Thursday, 11 October 2012

Select Committee on Foreign Affairs and Trade

Estimates for Public Services 2012
Vote 27 - International Co-operation
Vote 28 - Foreign Affairs and Trade

2:40 pm

Photo of Eamon GilmoreEamon Gilmore (Dún Laoghaire, Labour) | Oireachtas source

It is important to explain what we are seeking to do in regard to trade. A number of Departments and agencies are involved in the trade function. These include the Department of Jobs, Enterprise and Innovation, the IDA and Enterprise Ireland. The Department of Agriculture, Food and the Marine has responsibility for Bord Bia and food exports. The Department of Transport, Tourism and Sport is responsible for tourism activity. A number of other Departments now have a trade role, including the Department of Education and Skills. Education is now a product being traded.

We are seeking to have co-ordination. The lead role in any country is taken by the embassy.

The resources of both my Department and the agencies concerned are limited and consequently, we seek to achieve the greatest possible degree of co-ordination on the ground in individual countries and markets. Second, we seek to back that up here at home, mainly through the Export Trade Council the Government has established, which the respective Ministers to whom I have referred, as well as their Departments and agencies attend. In addition, the council has representatives of the private sector. For example, in countries such as Russia, we have a joint economic commission that reports through it and there are 27 separate market plans which it reports back to us. There is now in place a much more joined-up approach to trade activity. In order to provide resources to so do, some additional staff were transferred to the Department of Foreign Affairs and Trade from the Department of Jobs, Enterprise and Innovation. I believe the total increased allocation to meet that was approximately €400,000, mainly to provide that degree of co-ordination. I believe this is working and clearly, much of the growth of 1.4% recorded in the economy last year is export-related. The Ireland House concept, that is, the idea of having all these agencies under a single roof is something to which we try to give effect where we can. It functions very well in a number of countries and we wish to expand it.

On the issue raised by Deputy Crowe regarding consular services, as I have explained to the select committee a number of times previously, the number of diplomatic staff Ireland has compared with countries of similar size is very small. I believe we have a total of 347 all told, whereas Denmark has more than 800 such staff and countries such as Finland have approximately similar numbers. We must use our staff to best effect which is the reason, for example, when faced with something like the Presidency, we are obliged to redeploy staff from missions. However, we so do in a manner that ensures the consular services in different parts of the world are maintained.

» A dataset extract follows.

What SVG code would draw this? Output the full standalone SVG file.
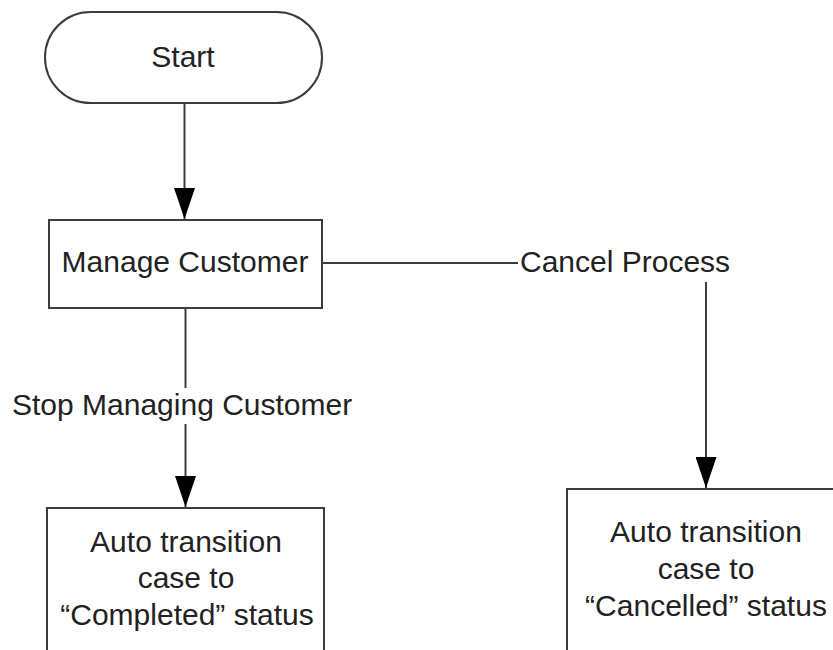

Deputy Eric Byrne raised the strategy regarding the African countries. The current position is that as a country, we export as much in food and drink to Nigeria alone as we do to China. At present, seven of the ten fastest-growing economies in the world are located in Africa. Ireland has a high reputation in Africa, much of it derived from the success of our aid programme and it is a way of opening doors for us on the trade front, which is the reason we give such a priority to it. Deputy Maureen O'Sullivan raised the international day of the girl child and I note Ireland was one of the countries which co-sponsored the resolution that established the day. We give a high priority in all our work, whether on the aid side or the human rights side, to gender equality and in our aid programme we work to support programmes that, for example, support education for girls. As for sustainability, the issue of sustainability underpins Ireland's entire approach to the aid programme. I hope it also will underpin the involvement of the private sector in the programme. This year, the Minister for Agriculture, Food and the Marine and I jointly launched a programme in Kenya and Tanzania, in which we are involving private sector food companies in our aid programme because, as the Deputy noted, there is huge potential in Africa for the development of the food industry. We now have the active engagement of a number of Ireland's major food companies in that programme. It is a highly innovative approach to extending our aid programme, in that work the Government has been doing for years will now involve the private sector, which will work with private companies in African countries in the development of their food programme and the upskilling of their food processing.